What I Do As A Wilderness Therapy Instructor

Posted by Meagan Blank, Senior Field Instructor at Evoke Cascades on May 20, 2015

MeaganBlankQ: What is Wilderness Therapy?

We take teenagers and young adults into the wilderness, teach them various survival tools, help them learn to work within a group, and help them complete therapeutic assignments.


Q: So, are your students in tents? Are there campfires? Do you have s’mores?

No, the students learn to build a shelter with a tarp. We cook over the fires and in winter and shoulder seasons use them for warmth. Negative on the s’mores.


Q: What do you do all day?

That’s an answer I find most difficult to explain. Generally, when people ask about my job, they want the quick and simple answer—not the hours of explanation I might need to thoroughly explain a day in the Oregon desert. So I generally don’t answer that question at all or I give the answer the students /clients have heard so many times before: it depends.

The answer is simultaneously vague and all-inclusive and applies not just to life in the Oregon desert. So much of life is unknown and dependent upon something else. While meditating further on what working as a Field Instructor at Evoke means to me, I started thinking about all the individuals with whom I’ve worked and the impact they’ve had on me. The anecdotes I remember are not filled with grandiose excitement. They are the daily moments of life in the desert such as when I hopped out of the truck ready to start another week with the same group I worked with the previous shift and heard student voices as I approached the camp.

The scene can be simultaneously exciting and overwhelming. So much is happening in these moments. Excitement, anxiety, pride, confidence. The same questions each week such as, "Who are the new staff going to be?" Followed by shouts when students’ predictions are confirmed. Or, "I told you ____ would come back! I knew it!" "Hey, look at this spindle I found!" "I busted a fire! I earned a flashlight!" "I made water phase!"

After I dropped my pack on what seemed like a standard week and joined the group, a student I worked with the previous week came up to me.

Spoon

“Meagan, I carved a spoon!” His smile was so big I thought he’d hurt his jaw.

“You finished it?”

“Yeah, you want to see it?”

“Absolutely!”

He spoke as he went to the tree to retrieve the bag, “It’s still oiling.”

“How many days have you been oiling it?”

“Two. I think it’ll be ready tomorrow. What do you think?”

“What do you think?” (This is a classic go-to for staff to use to help students build their own opinions of themselves and their work without basing their opinions on someone else’s)

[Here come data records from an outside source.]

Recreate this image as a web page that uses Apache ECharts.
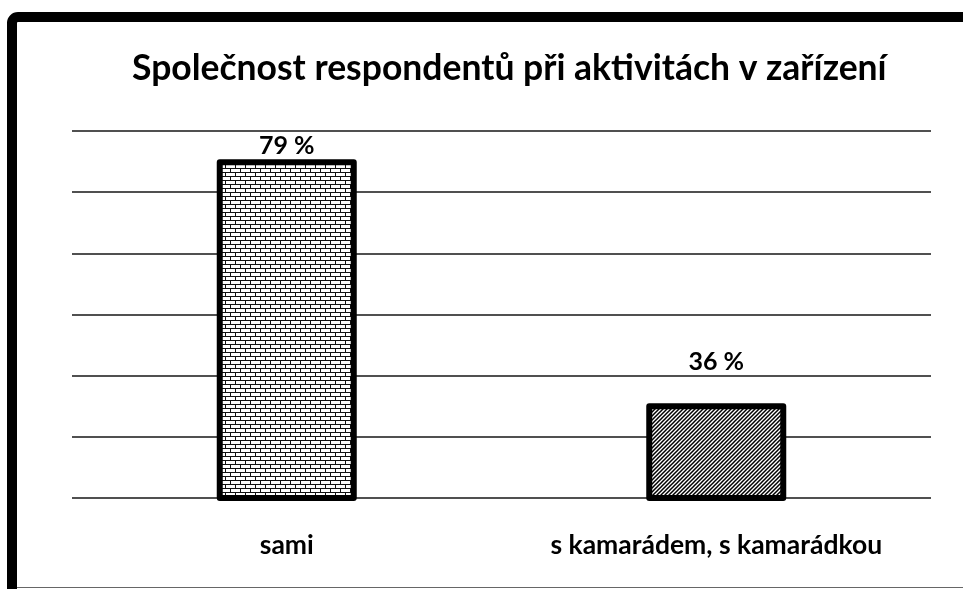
<!DOCTYPE html>
<html>
<head>
<meta charset="utf-8">
<script src="https://cdn.jsdelivr.net/npm/echarts@6/dist/echarts.min.js"></script>
<style>
  html, body { margin: 0; padding: 0; background: #fff; }
  #chart { width: 963px; height: 589px; }
</style>
</head>
<body>
<div id="chart"></div>
<script>
(function(){
    // data
    const categories = ['sami', 's kamarádem, s kamarádkou'];
    const values = [79, 36];
    const labelDistance = [1, 29];

    // fill patterns for the bars
    function brickPattern(){
        const c = document.createElement('canvas');
        c.width = 10; c.height = 8;
        const g = c.getContext('2d');
        g.fillStyle = '#fff';
        g.fillRect(0, 0, 10, 8);
        g.fillStyle = '#111';
        g.fillRect(0, 0, 10, 1);
        g.fillRect(0, 4, 10, 1);
        g.fillRect(0, 0, 1, 4);
        g.fillRect(5, 4, 1, 4);
        return c;
    }
    function hatchPattern(){
        const c = document.createElement('canvas');
        c.width = 4; c.height = 4;
        const g = c.getContext('2d');
        g.fillStyle = '#fff';
        g.fillRect(0, 0, 4, 4);
        g.strokeStyle = '#000';
        g.lineWidth = 1.5;
        g.beginPath();
        g.moveTo(-1, 5); g.lineTo(5, -1);
        g.moveTo(-3, 3); g.lineTo(3, -3);
        g.moveTo(1, 7); g.lineTo(7, 1);
        g.stroke();
        return c;
    }
    const fills = [brickPattern(), hatchPattern()];

    const font = 'Lato, "Open Sans", sans-serif';

    let myChart = echarts.init(document.getElementById('chart'));
    let options = {
        backgroundColor: '#fff',
        animation: false,
        title: {
            text: 'Společnost respondentů při aktivitách v zařízení',
            left: 127,
            top: 46,
            textStyle: { fontFamily: font, fontWeight: 'bold', fontSize: 35.5, color: '#000' }
        },
        graphic: [
            {
                type: 'rect',
                shape: { x: 12, y: 17, width: 1100, height: 700, r: 6 },
                style: { fill: 'none', stroke: '#000', lineWidth: 10 },
                silent: true
            },
            {
                type: 'line',
                shape: { x1: 17, y1: 587.5, x2: 963, y2: 587.5 },
                style: { stroke: '#666', lineWidth: 1 },
                silent: true
            }
        ],
        grid: { left: 72, right: 32, top: 131, bottom: 91 },
        xAxis: {
            type: 'category',
            data: categories,
            axisLine: { show: false },
            axisTick: { show: false },
            axisLabel: {
                interval: 0,
                margin: 34,
                fontFamily: font, fontWeight: 'bold', fontSize: 26.5, color: '#000'
            }
        },
        yAxis: [
            {
                // value scale of the bars
                type: 'value',
                min: 19.3,
                max: 84,
                show: false,
                splitLine: { show: false }
            },
            {
                // horizontal gridlines
                type: 'value',
                min: 0,
                max: 6,
                interval: 1,
                axisLine: { show: false },
                axisTick: { show: false },
                axisLabel: { show: false },
                splitLine: { lineStyle: { color: '#505050', width: 2 } }
            }
        ],
        series: [{
            type: 'bar',
            yAxisIndex: 0,
            barWidth: 140,
            data: values.map(function(v, i){
                return {
                    value: v,
                    itemStyle: { color: { image: fills[i], repeat: 'repeat' } },
                    label: { distance: labelDistance[i] }
                };
            }),
            itemStyle: { borderColor: '#000', borderWidth: 6, borderJoin: 'round' },
            label: {
                show: true,
                position: 'top',
                formatter: '{c} %',
                fontFamily: font, fontWeight: 'bold', fontSize: 25, color: '#000'
            }
        }]
    };
    myChart.setOption(options);
})();
</script>
</body>
</html>
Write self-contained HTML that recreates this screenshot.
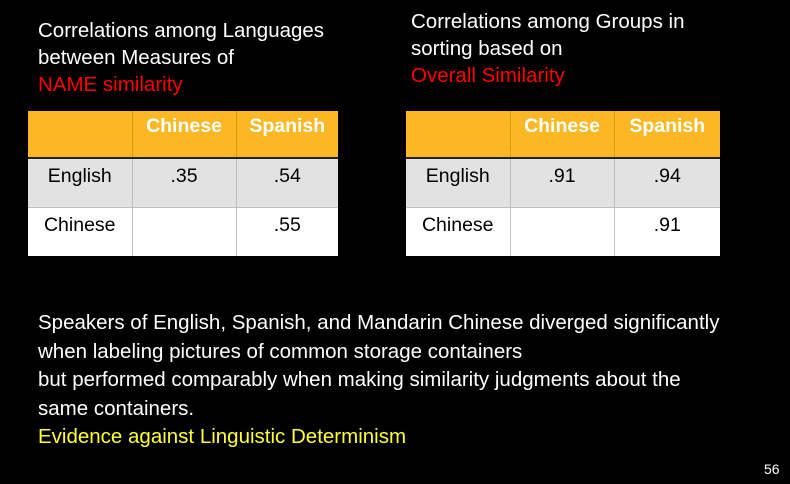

“I think it’s more of a mouth-shovel, but it’ll work.” His smile was unwavering.

“I think so too. I’m excited to see how it works when you use it.”

He put the bag back in the tree. “Yeah, me too.”

The next evening during dinner he announced he was ready for his spoon’s “unveiling.”

“Guys, I’m going to take my first bite!”

We all stopped and watched him. We cheered and clapped and celebrated. He smiled and chewed and smiled and chewed.

“How was it?” I asked.

“Not too bad. Tastes better than eating with a wood chip.”

The next morning he asked to talk with me. We stood on the edge of camp both eating breakfast.

“I feel proud of myself.”

“Why’s that? Tell me more.”

“I made a spoon. I didn’t think I’d be able to do that. I feel good about myself.”

“I can tell.”

He smiled and returned to the group.


Q: So, what do you do all day?

I still can’t answer that question in the nice package people typically want. I don’t see how I can capture the big picture in a few minutes of conversation. Carving a spoon isn’t carving a spoon; it’s finding self-confidence. Bow drilling isn’t creating a fire; it’s discovering resilience through frustration and disappointment. Living outside in the snow and rain and sun isn’t living outside in the snow and rain and sun; it’s learning to adapt and adjust and change. In the Oregon desert few things are as they seem.

What I do all day is simple and complicated. I live and be in the Oregon desert. I celebrate spoon unveilings and first bow drilled fires. I listen to a student from Brooklyn who hated nature talk about seeing a wild horse during her solo. I have an interaction with a client that begins as both of us watching the ants on an ant hill and becomes a conversation about regret and sadness over the lost innocence of childhood. That’s what I do when I’m a Wilderness Therapy Field Instructor.

Comments

Stories are much better than tidy explanations, in my opinion. Thanks Megan :)

Posted by Brentley Hartman

I agree. Stories allow folks to create their own interpretations and find their own take-away message. Thanks for reading my blog post.

Posted by Meagan Blank

Touching. I remember my wilderness experience.